2. Parallel Hybrid Drive Configuration

In the parallel hybrid drive configuration, both the IC engine and the electric motor are mechanically connected to the drive movers. Typically, the IC engine is the primary power source, with the electric motor providing support in specific driving situations. The electric motor can also act as a generator during regenerative braking.

2.1 Variants of Parallel Hybrid Drive Configuration

• Single-coupling variant with direct connection between the IC engine and electric motor.
• Double-coupling variant allowing for independent operation of the IC engine and electric motor.
• All-wheel drive variant enabling power distribution to individual wheels for torque control.
• Additional generator for all-wheel drive and battery recharge during regenerative braking.

2.2 Advantages and Disadvantages of Parallel Configuration

• Drive realized with lower energy transformations, reducing losses.
• Compact structure with smaller electric motors, suitable for smaller vehicles.
• Relatively simple upgrade of conventional vehicles to hybrids.

Disadvantages:

• Less flexibility in optimizing IC engine operation.
• Complex hybrid system management and power transmission.

3. Series-Parallel Hybrid Drive Configuration

Series-parallel hybrids combine the advantages of both series and parallel configurations. They include a mechanical connection between two electric motors, one of which serves as a generator. This hybrid type excels at low speeds but can function as a parallel hybrid at higher speeds.

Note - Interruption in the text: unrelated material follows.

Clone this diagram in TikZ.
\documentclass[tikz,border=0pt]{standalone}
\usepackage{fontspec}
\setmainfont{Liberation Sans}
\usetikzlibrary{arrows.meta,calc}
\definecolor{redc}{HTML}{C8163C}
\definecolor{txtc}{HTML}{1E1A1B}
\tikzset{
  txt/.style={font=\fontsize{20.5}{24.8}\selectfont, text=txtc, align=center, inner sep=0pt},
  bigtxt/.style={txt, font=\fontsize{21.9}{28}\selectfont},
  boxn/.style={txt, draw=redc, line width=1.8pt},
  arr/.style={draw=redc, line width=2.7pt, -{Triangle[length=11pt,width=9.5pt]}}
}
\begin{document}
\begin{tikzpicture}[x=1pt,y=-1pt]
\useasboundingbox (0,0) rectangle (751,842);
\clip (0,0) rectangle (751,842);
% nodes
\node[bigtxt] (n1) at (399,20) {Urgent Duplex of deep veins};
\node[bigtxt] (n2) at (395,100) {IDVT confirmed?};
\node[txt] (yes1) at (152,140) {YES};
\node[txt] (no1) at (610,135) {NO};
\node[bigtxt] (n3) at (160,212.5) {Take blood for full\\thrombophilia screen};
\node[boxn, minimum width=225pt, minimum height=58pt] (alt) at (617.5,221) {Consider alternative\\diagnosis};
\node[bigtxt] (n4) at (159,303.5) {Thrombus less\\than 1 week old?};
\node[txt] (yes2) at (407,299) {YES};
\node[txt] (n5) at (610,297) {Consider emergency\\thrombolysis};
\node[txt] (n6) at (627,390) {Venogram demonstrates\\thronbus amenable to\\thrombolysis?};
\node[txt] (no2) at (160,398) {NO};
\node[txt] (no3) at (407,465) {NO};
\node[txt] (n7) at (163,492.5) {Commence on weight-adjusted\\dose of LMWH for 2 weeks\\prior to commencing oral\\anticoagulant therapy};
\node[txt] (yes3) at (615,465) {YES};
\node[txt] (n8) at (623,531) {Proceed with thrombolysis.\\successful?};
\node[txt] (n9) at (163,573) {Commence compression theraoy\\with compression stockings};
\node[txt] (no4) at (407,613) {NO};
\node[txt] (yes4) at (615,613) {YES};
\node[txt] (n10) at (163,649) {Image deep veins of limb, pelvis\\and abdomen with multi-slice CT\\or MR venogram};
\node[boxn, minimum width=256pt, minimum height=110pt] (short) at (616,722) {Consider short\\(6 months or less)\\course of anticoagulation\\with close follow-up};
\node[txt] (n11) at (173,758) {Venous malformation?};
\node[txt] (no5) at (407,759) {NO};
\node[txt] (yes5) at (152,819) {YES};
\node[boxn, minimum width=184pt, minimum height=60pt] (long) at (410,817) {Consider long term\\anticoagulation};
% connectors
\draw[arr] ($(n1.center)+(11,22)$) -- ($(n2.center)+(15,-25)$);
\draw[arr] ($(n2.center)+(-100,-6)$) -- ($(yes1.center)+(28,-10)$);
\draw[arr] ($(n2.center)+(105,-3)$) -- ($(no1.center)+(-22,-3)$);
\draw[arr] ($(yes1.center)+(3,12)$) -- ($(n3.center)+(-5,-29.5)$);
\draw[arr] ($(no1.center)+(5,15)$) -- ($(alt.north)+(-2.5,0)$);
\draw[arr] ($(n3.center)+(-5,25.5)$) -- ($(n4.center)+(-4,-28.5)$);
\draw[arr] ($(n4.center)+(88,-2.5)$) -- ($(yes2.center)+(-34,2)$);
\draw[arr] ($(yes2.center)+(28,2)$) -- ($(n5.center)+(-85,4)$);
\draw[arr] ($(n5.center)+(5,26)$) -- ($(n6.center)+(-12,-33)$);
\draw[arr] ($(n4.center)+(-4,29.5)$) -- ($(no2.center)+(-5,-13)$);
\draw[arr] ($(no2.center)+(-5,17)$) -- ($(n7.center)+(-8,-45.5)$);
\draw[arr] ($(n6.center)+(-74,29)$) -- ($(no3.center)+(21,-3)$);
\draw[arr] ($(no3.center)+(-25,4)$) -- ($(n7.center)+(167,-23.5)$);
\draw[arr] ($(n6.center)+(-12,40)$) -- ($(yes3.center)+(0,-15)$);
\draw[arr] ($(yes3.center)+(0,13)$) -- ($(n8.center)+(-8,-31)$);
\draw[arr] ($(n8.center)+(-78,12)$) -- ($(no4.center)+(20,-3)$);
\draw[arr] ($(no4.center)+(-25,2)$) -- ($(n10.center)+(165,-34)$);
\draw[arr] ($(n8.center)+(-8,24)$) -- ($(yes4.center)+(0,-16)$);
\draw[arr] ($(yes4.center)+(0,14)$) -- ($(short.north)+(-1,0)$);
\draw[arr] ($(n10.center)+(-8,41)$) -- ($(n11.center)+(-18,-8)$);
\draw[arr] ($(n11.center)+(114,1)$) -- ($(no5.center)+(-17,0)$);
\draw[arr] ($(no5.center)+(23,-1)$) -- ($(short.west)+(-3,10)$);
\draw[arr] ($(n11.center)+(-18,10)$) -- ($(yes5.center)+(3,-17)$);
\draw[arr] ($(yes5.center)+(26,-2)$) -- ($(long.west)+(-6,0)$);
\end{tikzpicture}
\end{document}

3.1 Characteristics of Series-Parallel Hybrid Drive Configuration

• Dual energy transformation, mostly at lower speeds.
• Smaller electric motors compared to series hybrids.
• Fuel savings at low to medium speeds.
• Complex power transmission systems and control algorithms.

4. Hybrid Drive Configuration with Planetary Gearset

The hybrid drive configuration with a planetary gearset combines series and parallel hybrid features. It utilizes a planetary gearbox to connect the IC engine, generator, and electric motor. This configuration offers flexibility in adjusting IC engine speed, enabling various driving modes.

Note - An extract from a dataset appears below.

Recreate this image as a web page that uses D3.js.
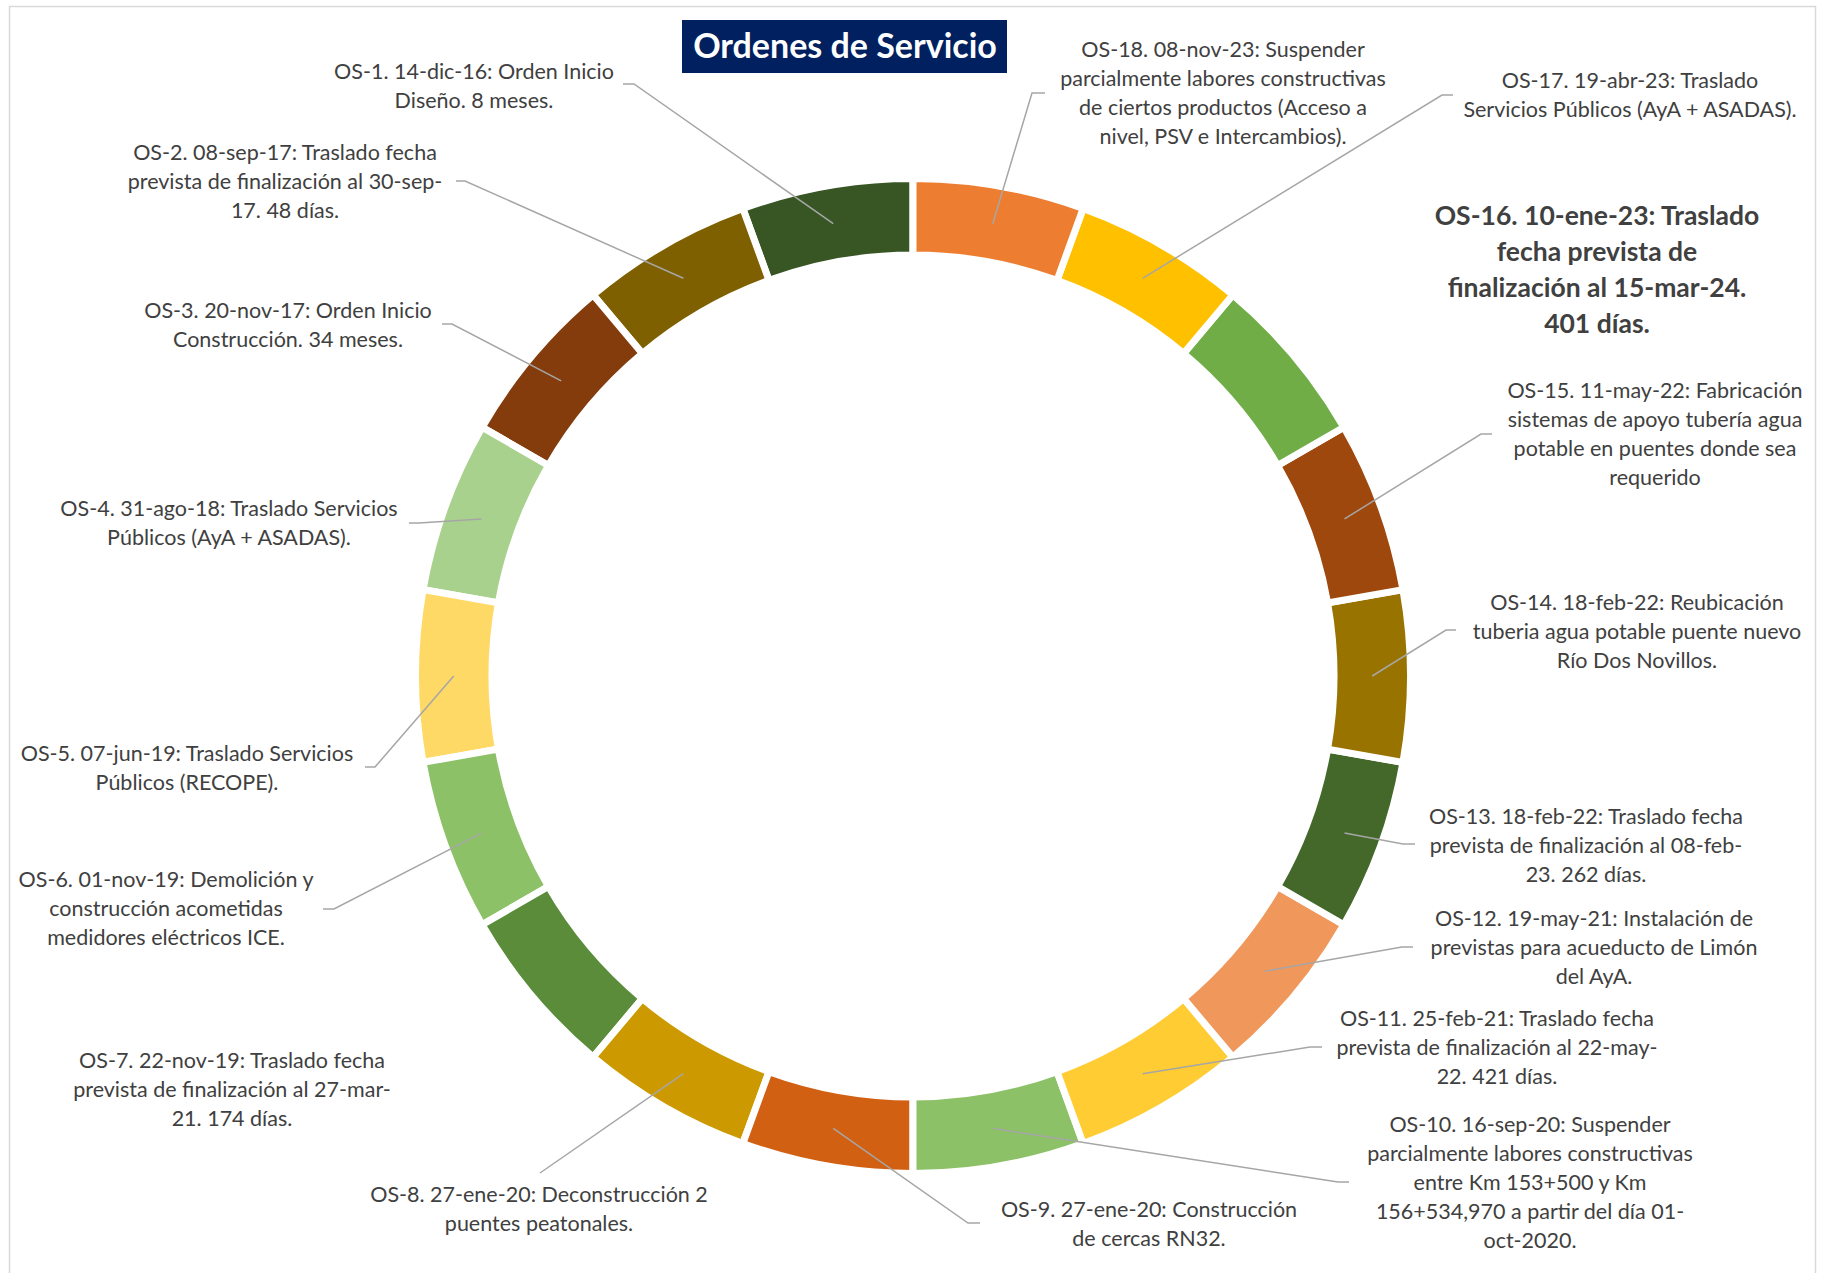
<!DOCTYPE html>
<html>
<head>
<meta charset="utf-8">
<title>Ordenes de Servicio</title>
<script src="https://cdn.jsdelivr.net/npm/d3@7"></script>
<style>
  html, body { margin: 0; padding: 0; background: #fff; }
  svg { display: block; }
  .lbl { font-family: Lato, "Noto Sans", sans-serif; fill: #404040; }
</style>
</head>
<body>
<script>
// ---------------------
// Data
// ---------------------

var ordenes = ["OS-1","OS-2","OS-3","OS-4","OS-5","OS-6","OS-7","OS-8","OS-9",
               "OS-10","OS-11","OS-12","OS-13","OS-14","OS-15","OS-16","OS-17","OS-18"];

// every order gets the same slice of the ring
var valores = [1,1,1,1,1,1,1,1,1,1,1,1,1,1,1,1,1,1];

var colores = ["#375623","#7F6000","#843C0C","#A9D18E","#FFD966","#8CC168",
               "#5B8C3A","#CC9A00","#D26013","#8CC168","#FFCC33","#F0975B",
               "#436829","#997300","#9E480E","#70AD47","#FFC000","#ED7D31"];

var etiquetas = [
  ["OS-1. 14-dic-16: Orden Inicio", "Diseño. 8 meses."],
  ["OS-2. 08-sep-17: Traslado fecha", "prevista de finalización al 30-sep-", "17. 48 días."],
  ["OS-3. 20-nov-17: Orden Inicio", "Construcción. 34 meses."],
  ["OS-4. 31-ago-18: Traslado Servicios", "Públicos (AyA + ASADAS)."],
  ["OS-5. 07-jun-19: Traslado Servicios", "Públicos (RECOPE)."],
  ["OS-6. 01-nov-19: Demolición y", "construcción acometidas", "medidores eléctricos ICE."],
  ["OS-7. 22-nov-19: Traslado fecha", "prevista de finalización al 27-mar-", "21. 174 días."],
  ["OS-8. 27-ene-20: Deconstrucción 2", "puentes peatonales."],
  ["OS-9. 27-ene-20: Construcción", "de cercas RN32."],
  ["OS-10. 16-sep-20: Suspender", "parcialmente labores constructivas", "entre Km 153+500 y Km", "156+534,970 a partir del día 01-", "oct-2020."],
  ["OS-11. 25-feb-21: Traslado fecha", "prevista de finalización al 22-may-", "22. 421 días."],
  ["OS-12. 19-may-21: Instalación de", "previstas para acueducto de Limón", "del AyA."],
  ["OS-13. 18-feb-22: Traslado fecha", "prevista de finalización al 08-feb-", "23. 262 días."],
  ["OS-14. 18-feb-22: Reubicación", "tuberia agua potable puente nuevo", "Río Dos Novillos."],
  ["OS-15. 11-may-22: Fabricación", "sistemas de apoyo tubería agua", "potable en puentes donde sea", "requerido"],
  ["OS-16. 10-ene-23: Traslado", "fecha prevista de", "finalización al 15-mar-24.", "401 días."],
  ["OS-17. 19-abr-23: Traslado", "Servicios Públicos (AyA + ASADAS)."],
  ["OS-18. 08-nov-23: Suspender", "parcialmente labores constructivas", "de ciertos productos (Acceso a", "nivel, PSV e Intercambios)."]
];

var destacado = "OS-16";

// ---------------------
// Label placement (x center, first baseline, leader elbow)
// ---------------------
var posiciones = [
  {x: 474,  y: 79,   guia: [[623,84],[634,84]]},
  {x: 285,  y: 160,  guia: [[456,181],[465,181]]},
  {x: 288,  y: 318,  guia: [[442,324],[452,324]]},
  {x: 229,  y: 516,  guia: [[409,523],[419,523]]},
  {x: 187,  y: 761,  guia: [[365,767],[375,767]]},
  {x: 166,  y: 887,  guia: [[323,909],[334,909]]},
  {x: 232,  y: 1068, guia: null},
  {x: 539,  y: 1202, guia: [[540,1173]]},
  {x: 1149, y: 1217, guia: [[980,1223],[968,1223]]},
  {x: 1530, y: 1132, guia: [[1349,1182],[1338,1182]]},
  {x: 1497, y: 1026, guia: [[1322,1047],[1310,1047]]},
  {x: 1594, y: 926,  guia: [[1413,947],[1402,947]]},
  {x: 1586, y: 824,  guia: [[1415,844],[1403,844]]},
  {x: 1637, y: 610,  guia: [[1456,630],[1446,630]]},
  {x: 1655, y: 398,  guia: [[1492,434],[1481,434]]},
  {x: 1597, y: 225,  guia: null},
  {x: 1630, y: 88,   guia: [[1453,95],[1442,95]]},
  {x: 1223, y: 57,   guia: [[1045,93],[1032,93]]}
];

var w = 1824, h = 1273;
var cx = 913, cy = 676;

var svg = d3.select("body").append("svg")
    .attr("width", w)
    .attr("height", h);

// chart frame
svg.append("rect")
    .attr("x", 9.5).attr("y", 6.5)
    .attr("width", 1806).attr("height", 1280)
    .attr("fill", "none")
    .attr("stroke", "#D9D9D9")
    .attr("stroke-width", 1.5);

// ---------------------
// Ring
// ---------------------
var slices = valores.map(function(v, i){ return {orden: ordenes[i], valor: v, i: i}; });

// counter clockwise from 12 o'clock, OS-1 first
var pie = d3.pie()
    .sort(null)
    .value(function(d){ return d.valor; })
    .startAngle(0)
    .endAngle(-2 * Math.PI);

var arc = d3.arc()
    .innerRadius(421)
    .outerRadius(497.5);

var g = svg.append("g").attr("transform", "translate(" + cx + "," + cy + ")");

var arcs = pie(slices);

g.selectAll("path.seg")
    .data(arcs)
    .enter()
    .append("path")
    .attr("class", "seg")
    .attr("d", arc)
    .attr("fill", function(d){ return colores[d.data.i]; })
    .attr("stroke", "#fff")
    .attr("stroke-width", 7)
    .attr("stroke-linejoin", "miter");

// ---------------------
// Leader lines
// ---------------------
var line = d3.line();

svg.selectAll("path.guia")
    .data(arcs.filter(function(d){ return posiciones[d.data.i].guia; }))
    .enter()
    .append("path")
    .attr("class", "guia")
    .attr("d", function(d){
      var c = arc.centroid(d);
      var pts = posiciones[d.data.i].guia.slice();
      pts.push([cx + c[0], cy + c[1]]);
      return line(pts);
    })
    .attr("fill", "none")
    .attr("stroke", "#A6A6A6")
    .attr("stroke-width", 1.5);

// ---------------------
// Labels
// ---------------------
var labels = svg.selectAll("text.lbl")
    .data(slices)
    .enter()
    .append("text")
    .attr("class", "lbl")
    .attr("text-anchor", "middle")
    .attr("font-size", function(d){ return d.orden == destacado ? 26.5 : 21.5; })
    .attr("font-weight", function(d){ return d.orden == destacado ? "bold" : "normal"; });

labels.each(function(d){
  var p = posiciones[d.i];
  var paso = d.orden == destacado ? 36 : 29;
  d3.select(this).selectAll("tspan")
    .data(etiquetas[d.i])
    .enter()
    .append("tspan")
    .attr("x", p.x)
    .attr("y", function(t, k){ return p.y + k * paso; })
    .text(function(t){ return t; });
});

// ---------------------
// Title
// ---------------------
svg.append("rect")
    .attr("x", 682).attr("y", 20)
    .attr("width", 325).attr("height", 53)
    .attr("fill", "#002060");

svg.append("text")
    .attr("x", 845).attr("y", 58)
    .attr("text-anchor", "middle")
    .attr("font-family", "Lato, 'Noto Sans', sans-serif")
    .attr("font-weight", "bold")
    .attr("font-size", 34)
    .attr("fill", "#fff")
    .text("Ordenes de Servicio");
</script>
</body>
</html>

4.1 Key Characteristics of Planetary Gearset Configuration

• Part of IC engine power converted to electricity via a generator.
• Remainder of power, along with electric motor power, drives the vehicle.
• Exceptional accelerations possible.
• Ideal for urban driving with minimal pollution.
• Complex kinematics and control algorithm, as well as added weight.

Conclusion

• Hybrid electric vehicles (HEVs) and plug-in hybrid electric vehicles (PHEVs) employ various hybrid drive configurations, including series, parallel, series-parallel, and planetary gearset designs.
• Each hybrid drive configuration offers distinct advantages and disadvantages, impacting factors such as efficiency, performance, and complexity.
• Series hybrids excel in urban driving conditions, offering fuel savings and reduced emissions, while parallel hybrids are more straightforward to integrate into existing vehicles.
• Series-parallel hybrids provide versatility for different driving scenarios, and configurations with planetary gearsets optimize IC engine operation and can achieve exceptional acceleration.
• Understanding these hybrid drive structures is essential for harnessing the full potential of hybrid technology and making informed decisions regarding their implementation in the automotive industry.

In this lesson, you’ve gained insight into the diverse hybrid drive configurations within HEV and PHEV vehicles, each with its own strengths and weaknesses. Understanding these structures is vital for grasping how hybrid vehicles operate efficiently in different driving conditions.